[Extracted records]
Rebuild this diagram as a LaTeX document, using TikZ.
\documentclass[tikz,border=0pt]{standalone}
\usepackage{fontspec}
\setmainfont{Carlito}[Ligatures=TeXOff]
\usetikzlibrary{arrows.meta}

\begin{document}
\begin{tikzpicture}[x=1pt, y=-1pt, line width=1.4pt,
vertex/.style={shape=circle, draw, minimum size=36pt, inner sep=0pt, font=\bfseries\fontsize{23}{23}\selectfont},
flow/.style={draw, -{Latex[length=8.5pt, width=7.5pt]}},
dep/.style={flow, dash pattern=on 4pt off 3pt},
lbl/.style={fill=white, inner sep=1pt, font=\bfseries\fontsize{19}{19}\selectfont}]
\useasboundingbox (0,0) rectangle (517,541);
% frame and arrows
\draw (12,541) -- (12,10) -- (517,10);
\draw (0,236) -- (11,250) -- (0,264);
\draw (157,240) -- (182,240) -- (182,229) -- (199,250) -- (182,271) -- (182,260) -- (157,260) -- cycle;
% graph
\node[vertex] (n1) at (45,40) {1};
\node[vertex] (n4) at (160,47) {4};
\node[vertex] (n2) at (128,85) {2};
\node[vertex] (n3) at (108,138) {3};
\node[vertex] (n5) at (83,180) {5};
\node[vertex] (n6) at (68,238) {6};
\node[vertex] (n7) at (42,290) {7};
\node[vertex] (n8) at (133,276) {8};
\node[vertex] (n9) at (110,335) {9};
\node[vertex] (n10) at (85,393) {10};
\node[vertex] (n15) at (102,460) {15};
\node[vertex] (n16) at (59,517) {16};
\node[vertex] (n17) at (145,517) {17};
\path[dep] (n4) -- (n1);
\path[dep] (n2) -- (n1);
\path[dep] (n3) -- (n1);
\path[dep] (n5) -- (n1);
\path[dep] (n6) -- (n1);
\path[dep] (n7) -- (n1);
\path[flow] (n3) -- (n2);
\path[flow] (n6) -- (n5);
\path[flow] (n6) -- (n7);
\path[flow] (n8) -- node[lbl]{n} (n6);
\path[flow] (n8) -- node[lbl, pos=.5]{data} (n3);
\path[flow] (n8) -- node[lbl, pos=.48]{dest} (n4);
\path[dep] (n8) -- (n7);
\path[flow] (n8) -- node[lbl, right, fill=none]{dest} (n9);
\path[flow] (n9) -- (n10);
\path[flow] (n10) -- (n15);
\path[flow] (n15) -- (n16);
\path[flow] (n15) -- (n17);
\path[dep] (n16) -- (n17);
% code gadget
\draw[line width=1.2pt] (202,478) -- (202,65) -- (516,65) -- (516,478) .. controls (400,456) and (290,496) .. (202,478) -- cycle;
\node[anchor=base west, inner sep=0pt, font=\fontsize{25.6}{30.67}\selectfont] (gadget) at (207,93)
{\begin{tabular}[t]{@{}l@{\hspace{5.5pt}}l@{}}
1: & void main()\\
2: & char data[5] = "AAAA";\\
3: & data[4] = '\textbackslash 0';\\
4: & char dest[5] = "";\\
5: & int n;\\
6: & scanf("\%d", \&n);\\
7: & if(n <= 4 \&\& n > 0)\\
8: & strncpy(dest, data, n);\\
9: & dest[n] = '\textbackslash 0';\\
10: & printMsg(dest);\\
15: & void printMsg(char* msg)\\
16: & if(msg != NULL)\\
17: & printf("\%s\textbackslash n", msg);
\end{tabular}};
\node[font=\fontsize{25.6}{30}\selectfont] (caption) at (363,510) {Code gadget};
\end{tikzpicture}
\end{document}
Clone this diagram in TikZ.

* * *

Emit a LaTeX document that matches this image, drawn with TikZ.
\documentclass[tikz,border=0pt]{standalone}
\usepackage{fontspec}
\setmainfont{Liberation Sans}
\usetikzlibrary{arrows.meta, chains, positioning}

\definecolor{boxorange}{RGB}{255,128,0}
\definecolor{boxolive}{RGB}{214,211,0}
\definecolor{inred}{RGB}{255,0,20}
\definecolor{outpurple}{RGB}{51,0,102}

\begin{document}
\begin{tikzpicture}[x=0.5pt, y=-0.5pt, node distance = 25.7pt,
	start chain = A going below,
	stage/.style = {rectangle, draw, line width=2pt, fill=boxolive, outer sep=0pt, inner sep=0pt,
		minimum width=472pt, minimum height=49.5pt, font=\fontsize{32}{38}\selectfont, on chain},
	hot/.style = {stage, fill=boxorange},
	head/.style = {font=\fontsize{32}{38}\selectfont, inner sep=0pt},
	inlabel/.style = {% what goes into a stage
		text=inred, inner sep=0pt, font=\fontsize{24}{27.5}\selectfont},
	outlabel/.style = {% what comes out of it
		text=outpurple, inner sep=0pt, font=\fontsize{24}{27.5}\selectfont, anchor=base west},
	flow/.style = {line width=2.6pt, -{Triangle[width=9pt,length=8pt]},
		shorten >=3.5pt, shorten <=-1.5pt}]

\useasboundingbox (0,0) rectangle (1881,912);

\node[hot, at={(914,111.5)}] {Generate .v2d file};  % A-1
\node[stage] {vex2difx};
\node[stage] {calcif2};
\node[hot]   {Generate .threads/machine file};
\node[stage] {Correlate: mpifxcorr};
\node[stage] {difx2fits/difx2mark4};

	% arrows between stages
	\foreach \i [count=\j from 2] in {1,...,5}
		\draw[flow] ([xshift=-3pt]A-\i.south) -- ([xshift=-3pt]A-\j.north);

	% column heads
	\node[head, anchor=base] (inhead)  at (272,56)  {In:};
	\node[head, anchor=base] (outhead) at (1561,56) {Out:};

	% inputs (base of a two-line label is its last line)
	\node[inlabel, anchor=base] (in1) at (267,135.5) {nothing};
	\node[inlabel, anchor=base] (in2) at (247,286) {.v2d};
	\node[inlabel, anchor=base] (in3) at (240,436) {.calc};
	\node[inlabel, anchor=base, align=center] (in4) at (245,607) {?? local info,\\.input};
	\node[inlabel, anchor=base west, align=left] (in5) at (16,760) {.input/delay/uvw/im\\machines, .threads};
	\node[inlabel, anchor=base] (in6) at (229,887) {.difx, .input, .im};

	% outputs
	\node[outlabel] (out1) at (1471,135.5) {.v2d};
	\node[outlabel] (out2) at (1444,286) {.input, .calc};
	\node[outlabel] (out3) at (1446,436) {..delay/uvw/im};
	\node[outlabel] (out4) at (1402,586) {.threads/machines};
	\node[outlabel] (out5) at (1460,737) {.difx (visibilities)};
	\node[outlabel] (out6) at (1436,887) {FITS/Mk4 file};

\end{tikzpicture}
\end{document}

* * *

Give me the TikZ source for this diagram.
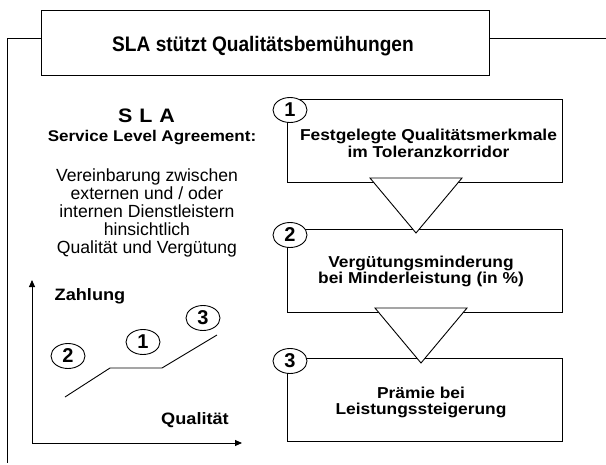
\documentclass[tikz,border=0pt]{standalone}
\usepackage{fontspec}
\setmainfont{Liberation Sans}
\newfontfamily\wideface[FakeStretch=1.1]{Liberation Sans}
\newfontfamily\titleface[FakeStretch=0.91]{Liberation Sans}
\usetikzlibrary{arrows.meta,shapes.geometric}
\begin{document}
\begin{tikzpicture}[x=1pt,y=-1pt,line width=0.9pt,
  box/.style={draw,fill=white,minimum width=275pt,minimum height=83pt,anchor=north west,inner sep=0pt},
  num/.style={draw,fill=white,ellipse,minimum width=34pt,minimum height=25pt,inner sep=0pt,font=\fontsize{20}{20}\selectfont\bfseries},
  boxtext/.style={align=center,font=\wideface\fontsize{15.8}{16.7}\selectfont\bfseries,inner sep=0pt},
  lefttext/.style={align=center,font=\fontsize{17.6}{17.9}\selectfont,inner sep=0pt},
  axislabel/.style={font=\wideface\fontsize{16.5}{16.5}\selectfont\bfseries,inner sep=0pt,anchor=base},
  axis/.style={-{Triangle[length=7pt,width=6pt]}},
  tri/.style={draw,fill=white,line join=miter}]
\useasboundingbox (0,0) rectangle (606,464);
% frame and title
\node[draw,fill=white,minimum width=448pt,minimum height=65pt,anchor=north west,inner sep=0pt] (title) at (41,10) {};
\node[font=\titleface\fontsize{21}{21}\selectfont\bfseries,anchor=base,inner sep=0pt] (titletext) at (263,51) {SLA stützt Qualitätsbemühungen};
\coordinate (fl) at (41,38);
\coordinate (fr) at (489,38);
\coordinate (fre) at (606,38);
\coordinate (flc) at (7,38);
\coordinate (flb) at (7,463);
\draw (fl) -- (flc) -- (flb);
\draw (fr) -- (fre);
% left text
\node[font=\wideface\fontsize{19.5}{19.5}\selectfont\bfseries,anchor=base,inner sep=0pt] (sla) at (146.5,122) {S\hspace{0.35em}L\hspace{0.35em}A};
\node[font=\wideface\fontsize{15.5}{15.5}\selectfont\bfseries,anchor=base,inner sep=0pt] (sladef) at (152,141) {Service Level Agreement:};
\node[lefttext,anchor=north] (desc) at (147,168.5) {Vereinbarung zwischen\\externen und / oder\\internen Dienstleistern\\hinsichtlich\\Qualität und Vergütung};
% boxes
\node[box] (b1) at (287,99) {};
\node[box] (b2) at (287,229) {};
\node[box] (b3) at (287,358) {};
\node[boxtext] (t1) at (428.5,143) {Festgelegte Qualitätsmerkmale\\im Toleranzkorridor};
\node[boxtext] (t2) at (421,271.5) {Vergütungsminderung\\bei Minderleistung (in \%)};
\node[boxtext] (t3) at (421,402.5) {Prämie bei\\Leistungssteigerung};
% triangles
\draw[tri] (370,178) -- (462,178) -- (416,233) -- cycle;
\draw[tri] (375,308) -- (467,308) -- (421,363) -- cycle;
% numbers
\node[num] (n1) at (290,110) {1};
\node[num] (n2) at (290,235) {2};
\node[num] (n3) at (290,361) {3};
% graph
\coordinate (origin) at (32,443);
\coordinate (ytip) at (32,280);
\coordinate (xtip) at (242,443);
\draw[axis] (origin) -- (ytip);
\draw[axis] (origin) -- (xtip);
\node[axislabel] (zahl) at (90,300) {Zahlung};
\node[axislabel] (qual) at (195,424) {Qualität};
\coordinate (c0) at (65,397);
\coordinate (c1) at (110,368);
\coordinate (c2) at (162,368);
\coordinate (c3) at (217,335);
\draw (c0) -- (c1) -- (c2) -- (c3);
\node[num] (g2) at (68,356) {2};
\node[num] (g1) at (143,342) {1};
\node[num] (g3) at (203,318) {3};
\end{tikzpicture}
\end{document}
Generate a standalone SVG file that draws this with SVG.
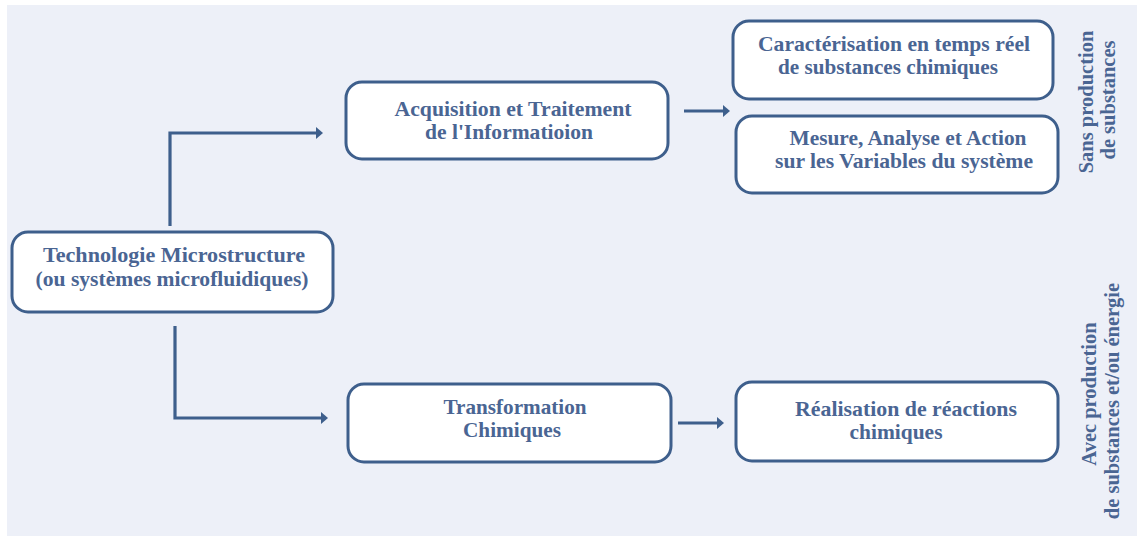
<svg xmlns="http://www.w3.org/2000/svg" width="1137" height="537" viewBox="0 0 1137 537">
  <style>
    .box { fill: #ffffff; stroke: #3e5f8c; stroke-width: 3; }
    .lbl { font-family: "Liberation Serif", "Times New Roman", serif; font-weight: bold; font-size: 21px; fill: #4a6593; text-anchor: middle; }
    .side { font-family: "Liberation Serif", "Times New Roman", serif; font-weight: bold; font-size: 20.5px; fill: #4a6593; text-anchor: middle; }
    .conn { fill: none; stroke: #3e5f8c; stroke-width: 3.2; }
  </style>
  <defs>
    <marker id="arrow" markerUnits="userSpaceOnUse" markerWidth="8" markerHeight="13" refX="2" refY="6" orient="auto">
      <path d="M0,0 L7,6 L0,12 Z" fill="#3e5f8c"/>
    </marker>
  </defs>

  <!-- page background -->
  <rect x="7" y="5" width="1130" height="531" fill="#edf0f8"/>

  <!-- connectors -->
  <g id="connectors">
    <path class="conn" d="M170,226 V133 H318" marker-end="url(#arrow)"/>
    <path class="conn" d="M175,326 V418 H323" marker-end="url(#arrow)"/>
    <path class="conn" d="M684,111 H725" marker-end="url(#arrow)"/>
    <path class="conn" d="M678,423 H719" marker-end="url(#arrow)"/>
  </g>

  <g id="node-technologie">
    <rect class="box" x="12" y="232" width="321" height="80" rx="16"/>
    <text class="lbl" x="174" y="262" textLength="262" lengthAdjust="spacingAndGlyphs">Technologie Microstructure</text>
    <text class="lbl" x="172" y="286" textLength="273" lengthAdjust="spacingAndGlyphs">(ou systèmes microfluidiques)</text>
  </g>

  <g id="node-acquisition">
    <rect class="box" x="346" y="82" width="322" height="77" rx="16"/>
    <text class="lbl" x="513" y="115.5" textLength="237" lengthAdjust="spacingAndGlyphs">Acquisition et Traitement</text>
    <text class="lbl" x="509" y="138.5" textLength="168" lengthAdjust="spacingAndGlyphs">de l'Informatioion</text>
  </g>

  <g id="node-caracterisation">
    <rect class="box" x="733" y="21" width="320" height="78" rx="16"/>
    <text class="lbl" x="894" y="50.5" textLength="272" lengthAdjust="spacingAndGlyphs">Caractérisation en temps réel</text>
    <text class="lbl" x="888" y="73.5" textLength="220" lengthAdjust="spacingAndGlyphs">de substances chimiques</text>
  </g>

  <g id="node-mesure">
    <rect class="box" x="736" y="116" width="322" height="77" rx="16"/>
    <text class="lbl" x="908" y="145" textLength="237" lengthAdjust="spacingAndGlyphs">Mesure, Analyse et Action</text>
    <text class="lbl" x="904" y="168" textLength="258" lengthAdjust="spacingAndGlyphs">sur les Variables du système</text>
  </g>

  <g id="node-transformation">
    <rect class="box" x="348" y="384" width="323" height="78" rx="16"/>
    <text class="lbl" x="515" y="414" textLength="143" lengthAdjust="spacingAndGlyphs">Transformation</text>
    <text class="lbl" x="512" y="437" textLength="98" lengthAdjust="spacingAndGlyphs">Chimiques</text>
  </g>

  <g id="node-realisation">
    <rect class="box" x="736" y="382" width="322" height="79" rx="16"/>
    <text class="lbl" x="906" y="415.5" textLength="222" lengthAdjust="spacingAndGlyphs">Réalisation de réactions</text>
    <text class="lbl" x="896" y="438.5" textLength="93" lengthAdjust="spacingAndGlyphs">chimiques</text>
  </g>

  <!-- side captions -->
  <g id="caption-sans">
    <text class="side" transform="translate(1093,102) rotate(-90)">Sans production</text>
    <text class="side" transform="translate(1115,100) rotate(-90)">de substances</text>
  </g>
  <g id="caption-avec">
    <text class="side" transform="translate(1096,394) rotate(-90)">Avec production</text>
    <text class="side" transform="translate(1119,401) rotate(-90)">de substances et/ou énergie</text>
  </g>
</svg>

What the task asks:
Copy each line from the data above that includes "file".

Worked solution:
\node[hot, at={(914,111.5)}] {Generate .v2d file};  % A-1
\node[hot]   {Generate .threads/machine file};
	\node[outlabel] (out6) at (1436,887) {FITS/Mk4 file};
Generate a standalone SVG file that draws this with SVG.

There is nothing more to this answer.